Sometimes, as the landlord or owner of a real estate property you are faced with evicting a tenant from your property. The reason could be that the tenant has either violated the tenancy agreement, refused to pay the rent as at when due or because you intend to use the property for personal use.
Informing the tenant verbally that he has to move out may not be sufficient most especially if the tenant is unwilling to move out voluntarily.
The tenancy laws of every state or country seek to protect tenants from forceful eviction, hence there are certain basic rules that must be followed in order to legally evict a tenant who is not willing to move out voluntarily.
Under the Lagos State Tenancy Law of 2011, which is similar to the tenancy laws of other states in Nigeria, it is a criminal offence to try to forcefully evict a tenant.
It is also illegal for a landlord or his agent to disrupt the peaceful enjoyment of the demised property in a bid to frustrate the tenant and force him to move out.
In this article, we would be looking at how to properly evict a tenant under the Lagos State Tenancy law.
Serve Statutory Notices
The first step you should take to evict a tenant in Lagos state is to issue what is referred to as the statutory notices. There are two statutory notices that should be issued and they are the “Notice to Quit” and the “Notice of Owner’s Intention To Recover Premises.”
The notices are called statutory notices because there is a specific format. Statutory notices are not mere letters you write to your tenant asking him to surrender possession of your property. There is a special format which must be used and the format is contained in the tenancy law.
Notice To Quit
A notice to quit is the first statutory notice a property owner ought to give his tenant. The rules guiding the issuance of notice to quit provides that the notice to quit is to be issued in accordance with the tenancy agreement.
What this means is that if there was a written tenancy agreement and the agreement states the length of notice to be given, then the notice to quit should comply with the tenancy agreement in order for it to be valid.
However, where there is no tenancy agreement, or if the tenancy agreement does not state the length of the notice, then the following rules shall apply:
A Yearly Tenancy
For a yearly tenancy, the length of notice should be a minimum of six months.
A Half Yearly Tenancy
For a half-yearly tenancy the length of notice should be a minimum of three months.
A Monthly Tenancy
For a monthly tenancy, the length of notice should be a minimum of one month.

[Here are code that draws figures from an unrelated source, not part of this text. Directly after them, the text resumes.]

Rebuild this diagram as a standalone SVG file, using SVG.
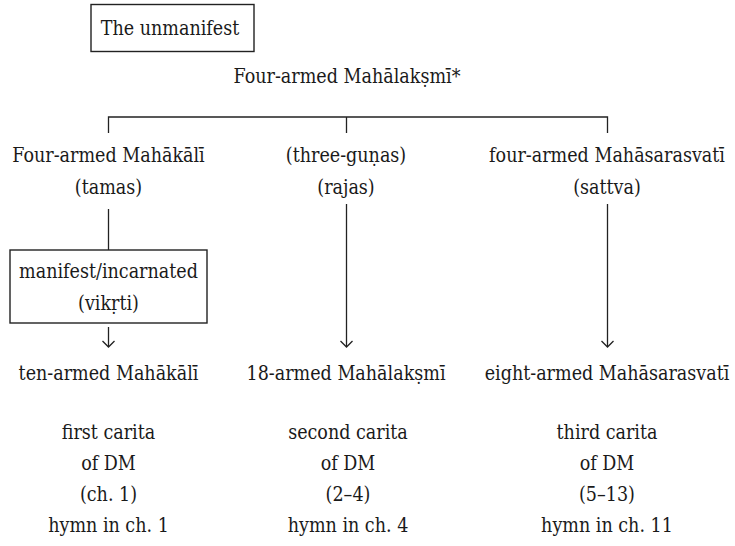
<svg xmlns="http://www.w3.org/2000/svg" width="735" height="546" viewBox="0 0 735 546">
<style>
  .t { font-family: 'DejaVu Serif Condensed', 'DejaVu Serif', serif; font-stretch: condensed; font-size: 19.5px; fill: #1a1a1a; text-anchor: middle; }
  .box { fill: none; stroke: #222; stroke-width: 1.4; }
  .ln { fill: none; stroke: #222; stroke-width: 1.3; }
</style>
<defs>
  <marker id="arr" viewBox="0 0 8 14" refX="7" refY="7" markerWidth="8" markerHeight="14" markerUnits="userSpaceOnUse" orient="auto">
    <path d="M1 1 L7 7 L1 13" fill="none" stroke="#222" stroke-width="1.3"/>
  </marker>
</defs>
<g class="t">
<g id="unmanifest">
  <rect class="box" x="91" y="4.5" width="163" height="47"/>
  <text x="170" y="35">The unmanifest</text>
</g>
<g id="mahalakshmi-top">
  <text x="347" y="83">Four-armed Mahālakṣmī*</text>
</g>
<g id="mahakali-four">
  <text x="108.5" y="162">Four-armed Mahākālī</text>
  <text x="108.5" y="194">(tamas)</text>
</g>
<g id="three-gunas">
  <text x="346" y="162">(three-guṇas)</text>
  <text x="346" y="194">(rajas)</text>
</g>
<g id="mahasarasvati-four">
  <text x="607" y="162">four-armed Mahāsarasvatī</text>
  <text x="607" y="194">(sattva)</text>
</g>
<g id="manifest">
  <rect class="box" x="10" y="250" width="197" height="73"/>
  <text x="108.5" y="278">manifest/incarnated</text>
  <text x="108.5" y="310">(vikṛti)</text>
</g>
<g id="mahakali-ten">
  <text x="108.5" y="380">ten-armed Mahākālī</text>
</g>
<g id="mahalakshmi-18">
  <text x="346" y="380">18-armed Mahālakṣmī</text>
</g>
<g id="mahasarasvati-eight">
  <text x="607" y="380">eight-armed Mahāsarasvatī</text>
</g>
<g id="carita-1">
  <text x="108.5" y="439">first carita</text>
  <text x="108.5" y="470">of DM</text>
  <text x="108.5" y="501">(ch. 1)</text>
  <text x="108.5" y="532">hymn in ch. 1</text>
</g>
<g id="carita-2">
  <text x="348" y="439">second carita</text>
  <text x="348" y="470">of DM</text>
  <text x="348" y="501">(2–4)</text>
  <text x="348" y="532">hymn in ch. 4</text>
</g>
<g id="carita-3">
  <text x="607" y="439">third carita</text>
  <text x="607" y="470">of DM</text>
  <text x="607" y="501">(5–13)</text>
  <text x="607" y="532">hymn in ch. 11</text>
</g>
</g>
<g id="connectors">
  <path class="ln" d="M108.5 133 V117 H607.5 V133 M346.5 117 V133"/>
  <line class="ln" x1="108.5" y1="209" x2="108.5" y2="250"/>
  <line class="ln" x1="108.5" y1="327" x2="108.5" y2="347" marker-end="url(#arr)"/>
  <line class="ln" x1="346.5" y1="204" x2="346.5" y2="347" marker-end="url(#arr)"/>
  <line class="ln" x1="607.5" y1="204" x2="607.5" y2="347" marker-end="url(#arr)"/>
</g>
</svg>
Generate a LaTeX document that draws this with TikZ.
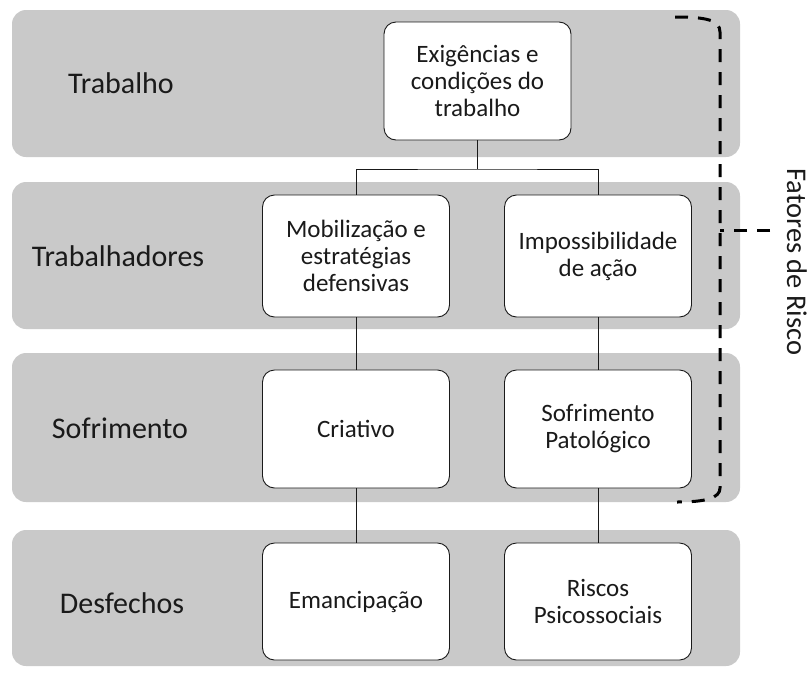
\documentclass[tikz,border=0pt]{standalone}
\usepackage{fontspec}
\setmainfont{Carlito}
\definecolor{bandgray}{RGB}{201,201,201}
\definecolor{ink}{RGB}{26,26,26}
\begin{document}
\begin{tikzpicture}[x=1pt,y=-1pt,
  band/.style={fill=bandgray, rounded corners=14pt},
  box/.style={draw=ink, fill=white, rounded corners=12pt, line width=0.9pt,
              minimum width=187pt, inner sep=2pt, align=center, text=ink,
              font=\fontsize{25}{27}\selectfont},
  lbl/.style={text=ink, font=\fontsize{30}{36}\selectfont},
  conn/.style={draw=ink, line width=0.9pt},
  risk/.style={draw=black, line width=3pt, dash pattern=on 13pt off 10pt}]
\useasboundingbox (0,0) rectangle (811,678);
% bands
\fill[band] (12,10) rectangle (740,157);
\fill[band] (12,182) rectangle (740,329);
\fill[band] (12,353) rectangle (740,502);
\fill[band] (12,530) rectangle (740,666);
% row labels
\node[lbl] (l1) at (121,83) {Trabalho};
\node[lbl] (l2) at (118,256) {Trabalhadores};
\node[lbl] (l3) at (120,428) {Sofrimento};
\node[lbl] (l4) at (122,603) {Desfechos};
% boxes
\node[box, minimum height=118pt] (top) at (477.5,81) {Exigências e\\condições do\\trabalho};
\node[box, minimum height=122pt] (mob) at (356,256) {Mobilização e\\estratégias\\defensivas};
\node[box, minimum height=122pt] (imp) at (598,256) {Impossibilidade\\de ação};
\node[box, minimum height=118pt] (cri) at (356,429) {Criativo};
\node[box, minimum height=118pt] (sof) at (598,429) {Sofrimento\\Patológico};
\node[box, minimum height=117pt] (ema) at (356,601.5) {Emancipação};
\node[box, minimum height=117pt] (ris) at (598,601.5) {Riscos\\Psicossociais};
% connectors
\coordinate (split) at (477.5,169);
\draw[conn] (top.south) -- (split);
\draw[conn] (mob.north) |- (split) -| (imp.north);
\draw[conn] (mob) -- (cri);
\draw[conn] (cri) -- (ema);
\draw[conn] (imp) -- (sof);
\draw[conn] (sof) -- (ris);
% risk bracket
\coordinate (bt) at (675,17);
\coordinate (bb) at (677,502);
\draw[risk] (bt) .. controls (706,17) and (720,20) .. (720,32) -- (720,488)
  .. controls (720,498) and (706,502) .. (bb);
\coordinate (tickstart) at (720,230);
\coordinate (tickend) at (770,230);
\draw[risk] (tickend) -- (tickstart);
\node[rotate=-90, text=ink, font=\fontsize{28.5}{32}\selectfont] (risklbl) at (797,262) {Fatores de Risco};
\end{tikzpicture}
\end{document}
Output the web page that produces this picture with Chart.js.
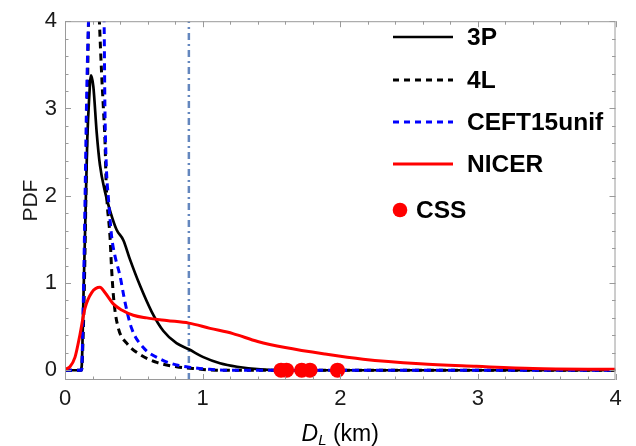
<!DOCTYPE html>
<html>
<head>
<meta charset="utf-8">
<script src="https://cdn.jsdelivr.net/npm/chart.js@4.4.1/dist/chart.umd.min.js"></script>
<style>
  body { margin: 0; background: #fff; }
  #wrap { width: 636px; height: 446px; }
</style>
</head>
<body>
<div id="wrap"><canvas id="pdfChart" width="636" height="446"></canvas></div>
<script>
// valores (D_L en km, PDF)
const dl3P  = [0, 0.11, 0.121, 0.135, 0.145, 0.162, 0.175, 0.189, 0.206, 0.23, 0.254, 0.29, 0.327, 0.375, 0.424, 0.472, 0.545, 0.63, 0.715, 0.81, 0.9, 1.005, 1.126, 1.25, 1.42, 1.6, 4];
const pdf3P = [0, 0, 0.04, 0.9, 1.53, 2.65, 3.1, 3.38, 3.25, 2.73, 2.35, 2.05, 1.83, 1.61, 1.49, 1.27, 0.97, 0.67, 0.45, 0.31, 0.24, 0.15, 0.08, 0.04, 0.01, 0, 0];

const dl4L  = [0, 0.12, 0.13, 0.14, 0.15, 0.16, 0.17, 0.2, 0.23, 0.25, 0.266, 0.279, 0.29, 0.3, 0.327, 0.339, 0.356, 0.388, 0.448, 0.545, 0.666, 0.81, 0.93, 1.1, 4];
const pdf4L = [0, 0, 0.3, 0.9, 1.8, 2.8, 3.9, 5.5, 4.9, 4.0, 3.4, 3.0, 2.65, 2.1, 1.53, 1.15, 0.78, 0.48, 0.31, 0.18, 0.09, 0.04, 0.02, 0, 0];

const dlCEFT  = [0, 0.12, 0.133, 0.145, 0.158, 0.175, 0.21, 0.25, 0.284, 0.29, 0.3, 0.315, 0.339, 0.363, 0.4, 0.436, 0.484, 0.569, 0.69, 0.81, 0.93, 1.05, 1.2, 4];
const pdfCEFT = [0, 0, 0.78, 1.9, 3.2, 4.2, 5.3, 5.0, 4.0, 3.02, 2.35, 1.98, 1.53, 1.31, 1.08, 0.78, 0.48, 0.26, 0.13, 0.06, 0.03, 0.01, 0, 0];

const dlNICER  = [0, 0.036, 0.073, 0.109, 0.145, 0.194, 0.254, 0.29, 0.351, 0.412, 0.496, 0.594, 0.739, 0.9, 1.054, 1.22, 1.4, 1.6, 1.89, 2.166, 2.58, 2.99, 3.4, 4];
const pdfNICER = [0.01, 0.04, 0.15, 0.41, 0.71, 0.89, 0.95, 0.89, 0.76, 0.69, 0.63, 0.6, 0.57, 0.54, 0.48, 0.42, 0.33, 0.26, 0.185, 0.126, 0.074, 0.045, 0.02, 0.01];

const dlCSS  = [1.57, 1.61, 1.72, 1.78, 1.98];
const pdfCSS = [0, 0, 0, 0, 0];

const refDL = 0.9;

const xTicks = [0, 1, 2, 3, 4];
const yTicks = [0, 1, 2, 3, 4];
const xMin = 0, xMax = 4;
const yMin = -0.112, yMax = 4;

function toPoints(xs, ys) {
    return xs.map((x, i) => ({ x: x, y: ys[i] }));
}

const FONT = '"Liberation Sans", Arial, sans-serif';

// marco con marcas hacia dentro, como en Mathematica
const framePlugin = {
    id: 'frame',
    afterDatasetsDraw(chart) {
        const { ctx, chartArea: a, scales: { x, y } } = chart;
        ctx.save();
        ctx.strokeStyle = '#9a9a9a';
        ctx.lineWidth = 1;
        ctx.strokeRect(a.left + 0.5, a.top + 0.5, a.right - a.left - 1, a.bottom - a.top - 1);
        ctx.beginPath();
        for (let v = 0; v <= 4.001; v += 0.2) {
            const major = Math.abs(v - Math.round(v)) < 1e-6;
            const len = major ? 6 : 3.5;
            const px = Math.round(x.getPixelForValue(v)) + 0.5;
            ctx.moveTo(px, a.bottom); ctx.lineTo(px, a.bottom - len);
            ctx.moveTo(px, a.top); ctx.lineTo(px, a.top + len);
            const py = Math.round(y.getPixelForValue(v)) + 0.5;
            ctx.moveTo(a.left, py); ctx.lineTo(a.left + len, py);
            ctx.moveTo(a.right, py); ctx.lineTo(a.right - len, py);
        }
        ctx.stroke();
        ctx.restore();
    }
};

// leyenda dentro del area del grafico
const legendPlugin = {
    id: 'legendInside',
    afterDraw(chart) {
        const ctx = chart.ctx;
        const rows = [37, 80, 122, 164, 210];
        ctx.save();
        ctx.font = 'bold 24.5px ' + FONT;
        ctx.textBaseline = 'middle';
        let i = 0;
        chart.data.datasets.forEach(ds => {
            if (!ds.label) return;
            const yy = rows[i++];
            if (ds.showLine === false) {
                ctx.fillStyle = ds.backgroundColor;
                ctx.beginPath();
                ctx.arc(400, yy, 7.3, 0, Math.PI * 2);
                ctx.fill();
                ctx.fillStyle = '#000';
                ctx.fillText(ds.label, 416, yy + 1);
            } else {
                ctx.strokeStyle = ds.borderColor;
                ctx.lineWidth = ds.borderWidth;
                ctx.setLineDash(ds.borderDash ? [6, 5] : []);
                ctx.beginPath();
                ctx.moveTo(393, yy);
                ctx.lineTo(453, yy);
                ctx.stroke();
                ctx.setLineDash([]);
                ctx.fillStyle = '#000';
                ctx.fillText(ds.label, 467, yy + 1);
            }
        });
        ctx.restore();
    }
};

// titulo del eje x: D_L (km) con subindice
const xTitlePlugin = {
    id: 'xTitle',
    afterDraw(chart) {
        const { ctx, chartArea: a } = chart;
        const base = 441;
        ctx.save();
        ctx.fillStyle = '#000';
        ctx.textBaseline = 'alphabetic';
        const fD = 'italic 23px ' + FONT, fL = 'italic 15px ' + FONT, fK = '23px ' + FONT;
        ctx.font = fD; const wD = ctx.measureText('D').width;
        ctx.font = fL; const wL = ctx.measureText('L').width;
        ctx.font = fK; const wK = ctx.measureText(' (km)').width;
        let x0 = (a.left + a.right) / 2 - (wD + wL + wK) / 2;
        ctx.font = fD; ctx.fillText('D', x0, base); x0 += wD;
        ctx.font = fL; ctx.fillText('L', x0, base + 4); x0 += wL;
        ctx.font = fK; ctx.fillText(' (km)', x0, base);
        ctx.restore();
    }
};

const lineBase = { showLine: true, pointRadius: 0, cubicInterpolationMode: 'monotone', fill: false, clip: 0 };

const ctx = document.getElementById('pdfChart').getContext('2d');
new Chart(ctx, {
    type: 'scatter',
    data: {
        datasets: [
            Object.assign({ label: '3P', data: toPoints(dl3P, pdf3P), borderColor: '#000000', borderWidth: 2.7, order: 4 }, lineBase),
            Object.assign({ label: '4L', data: toPoints(dl4L, pdf4L), borderColor: '#000000', borderWidth: 3, borderDash: [7, 5], order: 3 }, lineBase),
            Object.assign({ label: 'CEFT15unif', data: toPoints(dlCEFT, pdfCEFT), borderColor: '#0000ff', borderWidth: 3, borderDash: [7, 5], order: 2 }, lineBase),
            Object.assign({ label: 'NICER', data: toPoints(dlNICER, pdfNICER), borderColor: '#ff0000', borderWidth: 3, order: 1 }, lineBase),
            { label: 'CSS', data: toPoints(dlCSS, pdfCSS), showLine: false, pointRadius: 7.6, pointBackgroundColor: '#ff0000', backgroundColor: '#ff0000', pointBorderWidth: 0, order: 0, clip: false },
            { label: '', data: [{ x: refDL, y: yMin }, { x: refDL, y: yMax }], showLine: true, pointRadius: 0, borderColor: 'rgb(100,135,190)', borderWidth: 2.5, borderDash: [7, 4, 2, 4], tension: 0, order: 5, clip: 0 }
        ]
    },
    options: {
        responsive: false,
        animation: false,
        layout: { padding: { top: 12.7, right: 20.5, left: 0, bottom: 0 } },
        plugins: {
            legend: { display: false },
            tooltip: { enabled: false }
        },
        scales: {
            x: {
                type: 'linear',
                min: xMin,
                max: xMax,
                afterBuildTicks: s => { s.ticks = xTicks.map(v => ({ value: v })); },
                afterFit: s => { s.height = 66; },
                grid: { display: false, drawTicks: false },
                border: { display: false },
                ticks: { padding: 6, color: '#1a1a1a', font: { family: FONT, size: 22 }, maxRotation: 0 }
            },
            y: {
                type: 'linear',
                min: yMin,
                max: yMax,
                afterBuildTicks: s => { s.ticks = yTicks.map(v => ({ value: v })); },
                afterFit: s => { s.width = 65; },
                grid: { display: false, drawTicks: false },
                border: { display: false },
                ticks: { padding: 8, color: '#1a1a1a', font: { family: FONT, size: 22 } },
                title: { display: true, text: 'PDF', color: '#1a1a1a', font: { family: FONT, size: 21 }, padding: { top: 19, bottom: 0 } }
            }
        }
    },
    plugins: [framePlugin, legendPlugin, xTitlePlugin]
});
</script>
</body>
</html>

The rule of issuing a notice to quit also requires that the notice expires along with the tenancy or shortly after the tenancy. What this means is that the notice would be regarded to be invalid if it expires while the tenancy is still subsisting.
A licensee is not a tenant. He is on a mere license on the premises and thus only deserves a seven-day notice. Also, a statutory tenant is someone whose rent has expired for over a period of one year and is no longer considered a tenant. A statutory tenant could also be someone who came unto the property legally but not as a tenant. Examples are artisans who carry out trade on land or other premises without paying rent.
Notice Of Owner’s Intention To Recover Premises
After the expiration of the notice to quit, the tenant is expected to vacate the premises and surrender possession. However, in reality, some tenants remain on the property either due to the needed resources to move elsewhere or due to being adamant.
At this point, you are expected to issue the seven days notice of the owner’s intention to recover premises. The seven days notice, just like the notice to quit also has a specific format which must be strictly adhered to.
The rationale behind issuing the seven days notice is to inform the tenant that you intend to approach the court for an eviction order.
If the tenant still refuses to vacate after the seven days notice, then you are expected to approach the court for an order of eviction.
Institute A Recovery Of Premises Action In Court
If your tenant has refused to vacate the premises and deliver up possession, then the proper thing to do next will be to file a court action.
In Lagos state, the recovery of premises action can either be filed in the magistrates’ court or the high court.
If the rental value of the premises occupied by the tenant is above ten million Naira, then the high court would be the proper venue for the matter. If on the other hand, the rental value is below ten million, then the magistrates’ court within the division or district would be the appropriate court to approach.
Once the matter has been filed in court, both parties can either opt to settle amicably or proceed to trial.
Both parties can explore settlement if the tenant agrees to vacate the premises but perhaps is requesting for more time. The parties can meet along with their solicitors and agree on the terms of the settlement.
Upon reaching a conclusive agreement, the solicitors would file terms of settlement document which would be adopted by the court as its judgment in the suit.
Trial of the matter will commence if the tenant and landlord are not willing to settle the matter amicably. The trial involves calling of witnesses and tendering documents as evidence.
The trial in Lagos State usually takes between five to twelve months or more depending on varying circumstances.
A recovery of premises action may also be coupled with the recovery of rent owed.
At the conclusion of the trial, the landlord if successful would have the opportunity to evict the tenant forcefully through the use of court officials. In order to avoid forceful eviction, the tenant is expected to vacate the premises as soon as judgment is delivered against him.